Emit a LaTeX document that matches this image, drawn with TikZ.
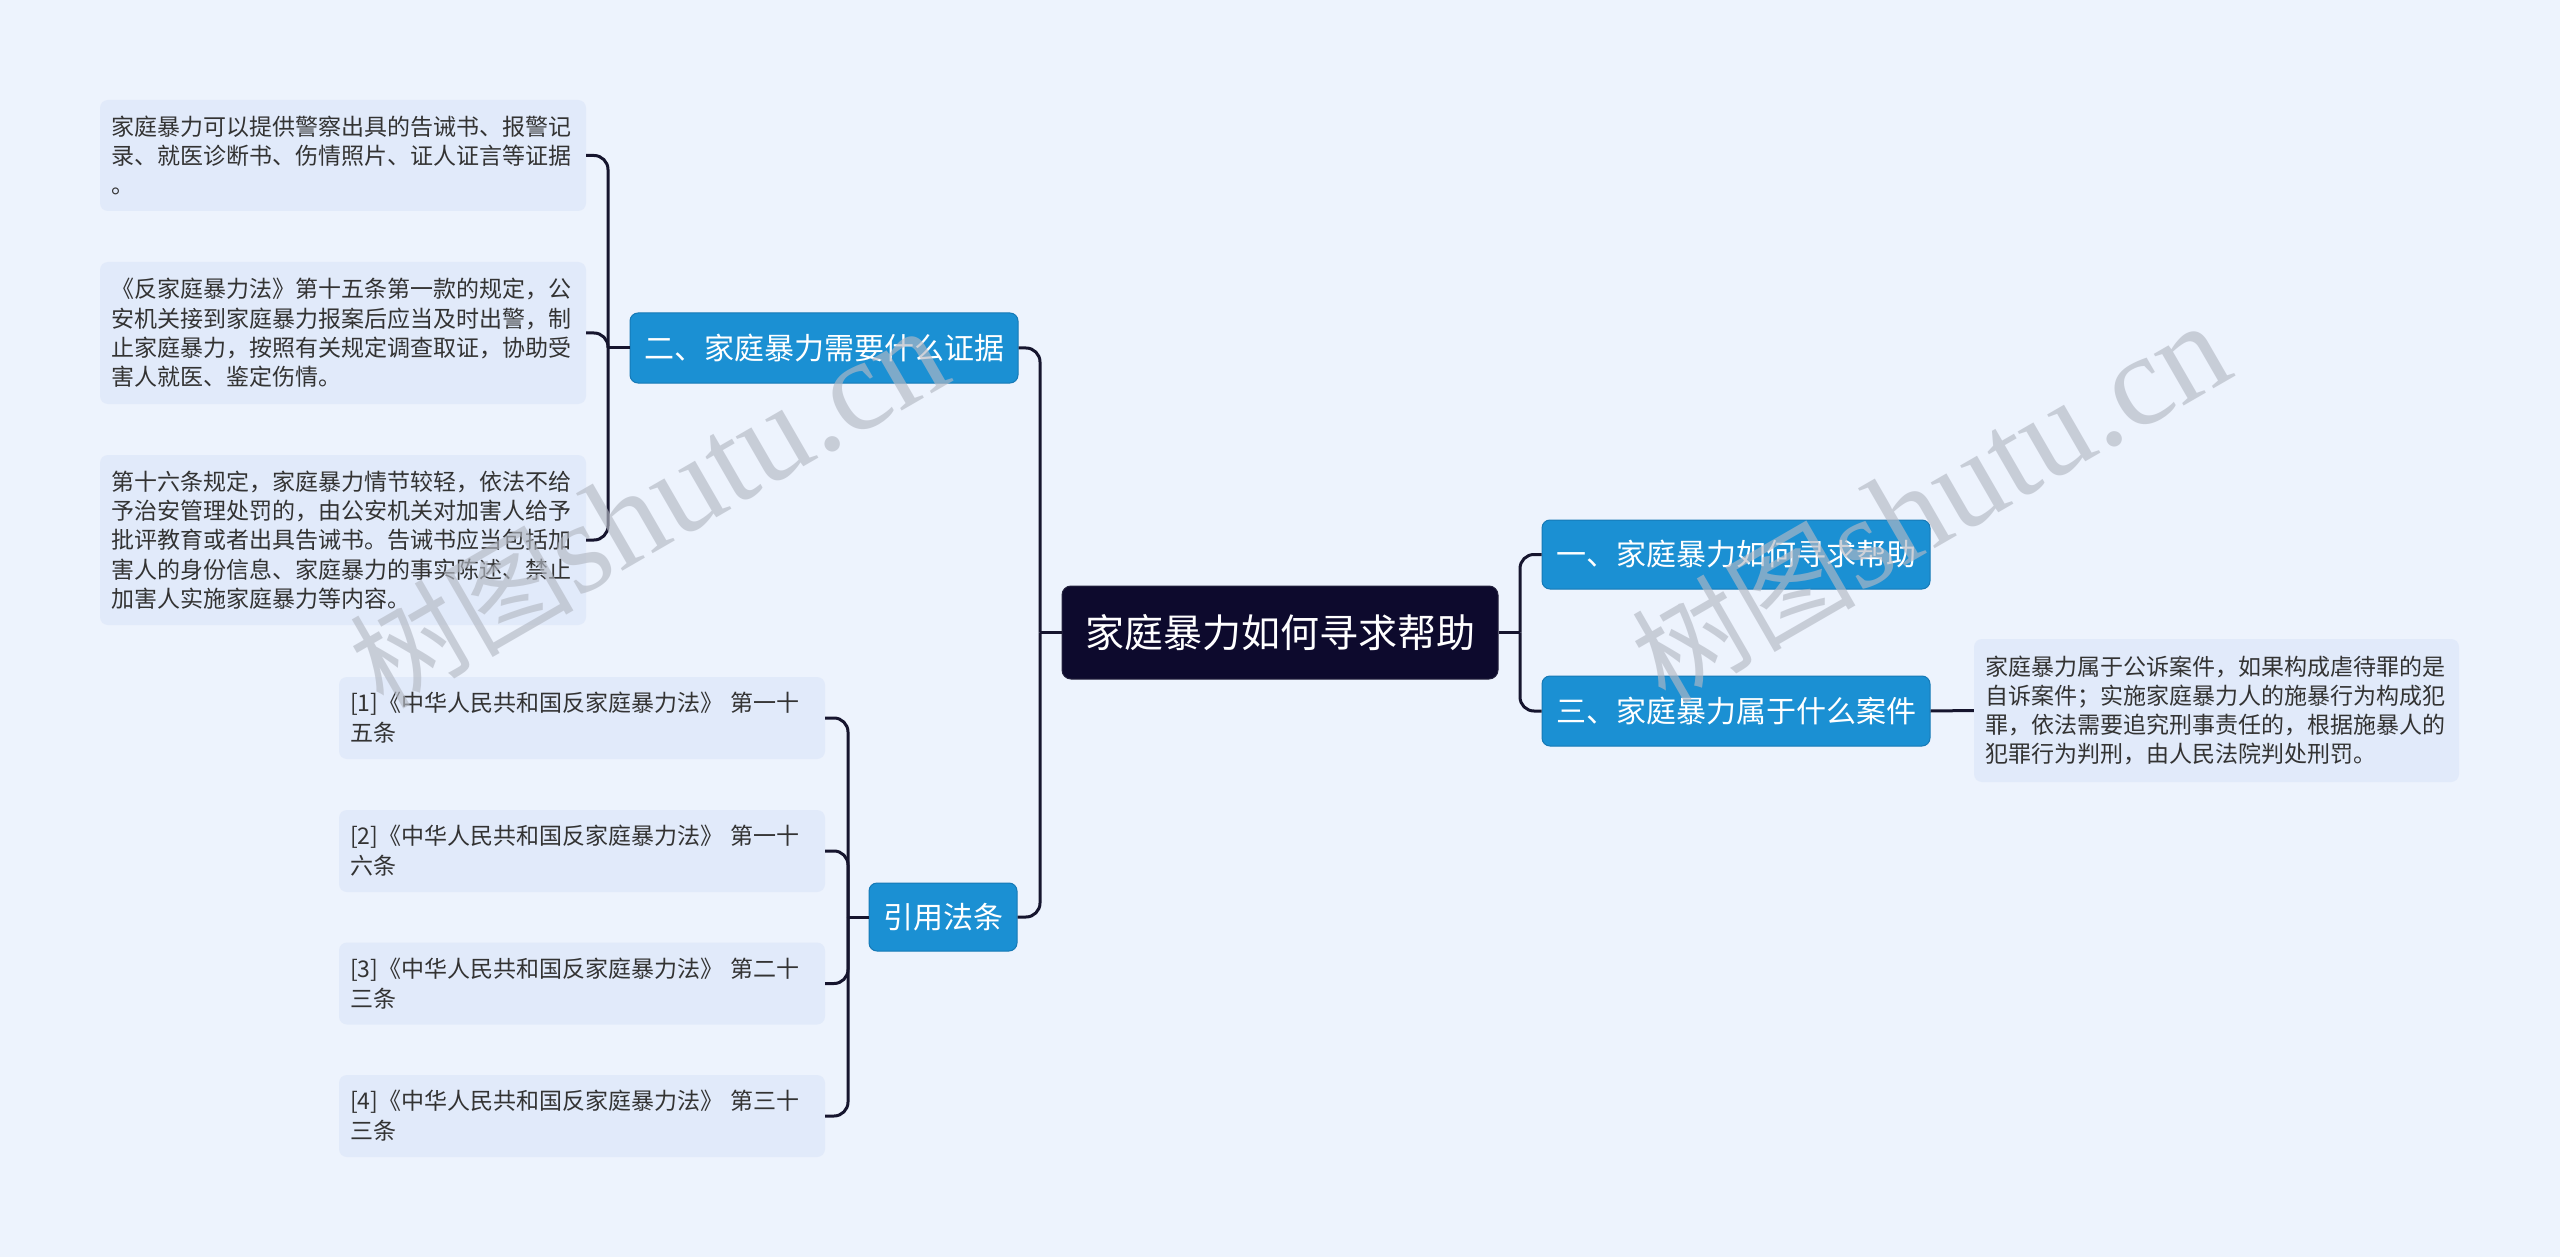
\documentclass[tikz,border=0pt]{standalone}
\usepackage{fontspec}
\setmainfont{Noto Sans CJK SC}
\newfontfamily\wmserif{Liberation Serif}
\definecolor{bgcol}{HTML}{EDF3FD}
\definecolor{leaffill}{HTML}{E1EAFA}
\definecolor{leaftext}{HTML}{333333}
\definecolor{bluefill}{HTML}{1B90D3}
\definecolor{bluedark}{HTML}{1679B6}
\definecolor{rootfill}{HTML}{0D0A2D}
\definecolor{linecol}{HTML}{16152E}
\definecolor{wmcol}{HTML}{B4B9C4}
\tikzset{
  leafbox/.style={rounded corners=8pt, fill=leaffill, text=leaftext,
    font=\fontsize{23}{29.3}\selectfont, align=left, inner xsep=11pt, inner ysep=6pt,
    text width=464pt, minimum width=486pt},
  refbox/.style={leafbox, font=\fontsize{23}{30}\selectfont},
  branchbox/.style={rounded corners=8pt, fill=bluefill, draw=bluedark, line width=1pt,
    text=white, font=\fontsize{30}{36}\selectfont, inner xsep=0pt, inner ysep=0pt},
  rootbox/.style={rounded corners=9pt, fill=rootfill, draw=rootfill!80!gray, line width=1pt,
    text=white, font=\fontsize{39}{46}\selectfont, inner sep=0pt,
    minimum width=436pt, minimum height=93pt},
  conn/.style={draw=linecol, line width=3pt, rounded corners=14pt},
  wmtext/.style={text=wmcol, opacity=0.65, inner sep=0pt}
}
\begin{document}
\begin{tikzpicture}[x=1pt,y=-1pt]
\useasboundingbox (0,0) rectangle (2560,1257);
\fill[bgcol] (0,0) rectangle (2560,1257);

% root
\node[rootbox] (root) at (1280,632.5) {家庭暴力如何寻求帮助};

% main branches
\node[branchbox, minimum width=388pt, minimum height=70pt] (b2) at (824,348) {二、家庭暴力需要什么证据};
\node[branchbox, minimum width=148pt, minimum height=68pt] (bref) at (943,917) {引用法条};
\node[branchbox, minimum width=388pt, minimum height=69pt] (b1) at (1736,554.5) {一、家庭暴力如何寻求帮助};
\node[branchbox, minimum width=388pt, minimum height=70pt] (b3) at (1736,711) {三、家庭暴力属于什么案件};

% leaves of b2
\node[leafbox, minimum height=111pt] (L1) at (343,155.5) {家庭暴力可以提供警察出具的告诫书、报警记\\录、就医诊断书、伤情照片、证人证言等证据\\。};
\node[leafbox, minimum height=142pt] (L2) at (343,333) {《反家庭暴力法》第十五条第一款的规定，公\\安机关接到家庭暴力报案后应当及时出警，制\\止家庭暴力，按照有关规定调查取证，协助受\\害人就医、鉴定伤情。};
\node[leafbox, minimum height=170pt] (L3) at (343,540) {第十六条规定，家庭暴力情节较轻，依法不给\\予治安管理处罚的，由公安机关对加害人给予\\批评教育或者出具告诫书。告诫书应当包括加\\害人的身份信息、家庭暴力的事实陈述、禁止\\加害人实施家庭暴力等内容。};

% references
\node[refbox, minimum height=82pt] (R1) at (582,718) {[1]《中华人民共和国反家庭暴力法》~第一十\\五条};
\node[refbox, minimum height=82pt] (R2) at (582,851) {[2]《中华人民共和国反家庭暴力法》~第一十\\六条};
\node[refbox, minimum height=82pt] (R3) at (582,983.5) {[3]《中华人民共和国反家庭暴力法》~第二十\\三条};
\node[refbox, minimum height=82pt] (R4) at (582,1116) {[4]《中华人民共和国反家庭暴力法》~第三十\\三条};

% leaf of b3
\node[leafbox, text width=463pt, minimum width=485pt, minimum height=143pt] (RT) at (2216.5,710.5) {家庭暴力属于公诉案件，如果构成虐待罪的是\\自诉案件；实施家庭暴力人的施暴行为构成犯\\罪，依法需要追究刑事责任的，根据施暴人的\\犯罪行为判刑，由人民法院判处刑罚。};

% junctions
\coordinate (jL) at (1040,632.5);
\coordinate (jR) at (1520,632.5);
\coordinate (j2) at (608,348);
\coordinate (jr) at (848,917);

% connectors
\draw[conn] (root.west) -- (jL);
\draw[conn] (jL) |- (b2.east);
\draw[conn] (jL) |- (bref.east);
\draw[conn] (root.east) -- (jR);
\draw[conn] (jR) |- (b1.west);
\draw[conn] (jR) |- (b3.west);

\draw[conn] (b2.west) -- (j2);
\draw[conn] (j2) |- (L1.east);
\draw[conn] (j2) |- (L2.east);
\draw[conn] (j2) |- (L3.east);

\draw[conn] (bref.west) -- (jr);
\draw[conn] (jr) |- (R1.east);
\draw[conn] (jr) |- (R2.east);
\draw[conn] (jr) |- (R3.east);
\draw[conn] (jr) |- (R4.east);

\draw[conn] (b3.east) -- (RT.west);

% watermarks
\node[wmtext, rotate=30] (wm1) at (648,508) {{\fontsize{112}{118}\selectfont 树图}{\wmserif\fontsize{130}{136}\selectfont shutu.cn}};
\node[wmtext, rotate=30] (wm2) at (1930,503) {{\fontsize{112}{118}\selectfont 树图}{\wmserif\fontsize{130}{136}\selectfont shutu.cn}};
\end{tikzpicture}
\end{document}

=-=-=

From start to finish, output the listing exactly, but omit its pictures.

■ **Exercise result**:
Emit a LaTeX document that matches this image, drawn with TikZ.
\documentclass[tikz,border=0pt]{standalone}
\usepackage{fontspec}
\setmainfont{Noto Sans CJK SC}
\newfontfamily\wmserif{Liberation Serif}
\definecolor{bgcol}{HTML}{EDF3FD}
\definecolor{leaffill}{HTML}{E1EAFA}
\definecolor{leaftext}{HTML}{333333}
\definecolor{bluefill}{HTML}{1B90D3}
\definecolor{bluedark}{HTML}{1679B6}
\definecolor{rootfill}{HTML}{0D0A2D}
\definecolor{linecol}{HTML}{16152E}
\definecolor{wmcol}{HTML}{B4B9C4}
\tikzset{
  leafbox/.style={rounded corners=8pt, fill=leaffill, text=leaftext,
    font=\fontsize{23}{29.3}\selectfont, align=left, inner xsep=11pt, inner ysep=6pt,
    text width=464pt, minimum width=486pt},
  refbox/.style={leafbox, font=\fontsize{23}{30}\selectfont},
  branchbox/.style={rounded corners=8pt, fill=bluefill, draw=bluedark, line width=1pt,
    text=white, font=\fontsize{30}{36}\selectfont, inner xsep=0pt, inner ysep=0pt},
  rootbox/.style={rounded corners=9pt, fill=rootfill, draw=rootfill!80!gray, line width=1pt,
    text=white, font=\fontsize{39}{46}\selectfont, inner sep=0pt,
    minimum width=436pt, minimum height=93pt},
  conn/.style={draw=linecol, line width=3pt, rounded corners=14pt},
  wmtext/.style={text=wmcol, opacity=0.65, inner sep=0pt}
}
\begin{document}
\begin{tikzpicture}[x=1pt,y=-1pt]
\useasboundingbox (0,0) rectangle (2560,1257);
\fill[bgcol] (0,0) rectangle (2560,1257);

% root
\node[rootbox] (root) at (1280,632.5) {家庭暴力如何寻求帮助};

% main branches
\node[branchbox, minimum width=388pt, minimum height=70pt] (b2) at (824,348) {二、家庭暴力需要什么证据};
\node[branchbox, minimum width=148pt, minimum height=68pt] (bref) at (943,917) {引用法条};
\node[branchbox, minimum width=388pt, minimum height=69pt] (b1) at (1736,554.5) {一、家庭暴力如何寻求帮助};
\node[branchbox, minimum width=388pt, minimum height=70pt] (b3) at (1736,711) {三、家庭暴力属于什么案件};

% leaves of b2
\node[leafbox, minimum height=111pt] (L1) at (343,155.5) {家庭暴力可以提供警察出具的告诫书、报警记\\录、就医诊断书、伤情照片、证人证言等证据\\。};
\node[leafbox, minimum height=142pt] (L2) at (343,333) {《反家庭暴力法》第十五条第一款的规定，公\\安机关接到家庭暴力报案后应当及时出警，制\\止家庭暴力，按照有关规定调查取证，协助受\\害人就医、鉴定伤情。};
\node[leafbox, minimum height=170pt] (L3) at (343,540) {第十六条规定，家庭暴力情节较轻，依法不给\\予治安管理处罚的，由公安机关对加害人给予\\批评教育或者出具告诫书。告诫书应当包括加\\害人的身份信息、家庭暴力的事实陈述、禁止\\加害人实施家庭暴力等内容。};

% references
\node[refbox, minimum height=82pt] (R1) at (582,718) {[1]《中华人民共和国反家庭暴力法》~第一十\\五条};
\node[refbox, minimum height=82pt] (R2) at (582,851) {[2]《中华人民共和国反家庭暴力法》~第一十\\六条};
\node[refbox, minimum height=82pt] (R3) at (582,983.5) {[3]《中华人民共和国反家庭暴力法》~第二十\\三条};
\node[refbox, minimum height=82pt] (R4) at (582,1116) {[4]《中华人民共和国反家庭暴力法》~第三十\\三条};

% leaf of b3
\node[leafbox, text width=463pt, minimum width=485pt, minimum height=143pt] (RT) at (2216.5,710.5) {家庭暴力属于公诉案件，如果构成虐待罪的是\\自诉案件；实施家庭暴力人的施暴行为构成犯\\罪，依法需要追究刑事责任的，根据施暴人的\\犯罪行为判刑，由人民法院判处刑罚。};

% junctions
\coordinate (jL) at (1040,632.5);
\coordinate (jR) at (1520,632.5);
\coordinate (j2) at (608,348);
\coordinate (jr) at (848,917);

% connectors
\draw[conn] (root.west) -- (jL);
\draw[conn] (jL) |- (b2.east);
\draw[conn] (jL) |- (bref.east);
\draw[conn] (root.east) -- (jR);
\draw[conn] (jR) |- (b1.west);
\draw[conn] (jR) |- (b3.west);

\draw[conn] (b2.west) -- (j2);
\draw[conn] (j2) |- (L1.east);
\draw[conn] (j2) |- (L2.east);
\draw[conn] (j2) |- (L3.east);

\draw[conn] (bref.west) -- (jr);
\draw[conn] (jr) |- (R1.east);
\draw[conn] (jr) |- (R2.east);
\draw[conn] (jr) |- (R3.east);
\draw[conn] (jr) |- (R4.east);

\draw[conn] (b3.east) -- (RT.west);

% watermarks
\node[wmtext, rotate=30] (wm1) at (648,508) {{\fontsize{112}{118}\selectfont 树图}{\wmserif\fontsize{130}{136}\selectfont shutu.cn}};
\node[wmtext, rotate=30] (wm2) at (1930,503) {{\fontsize{112}{118}\selectfont 树图}{\wmserif\fontsize{130}{136}\selectfont shutu.cn}};
\end{tikzpicture}
\end{document}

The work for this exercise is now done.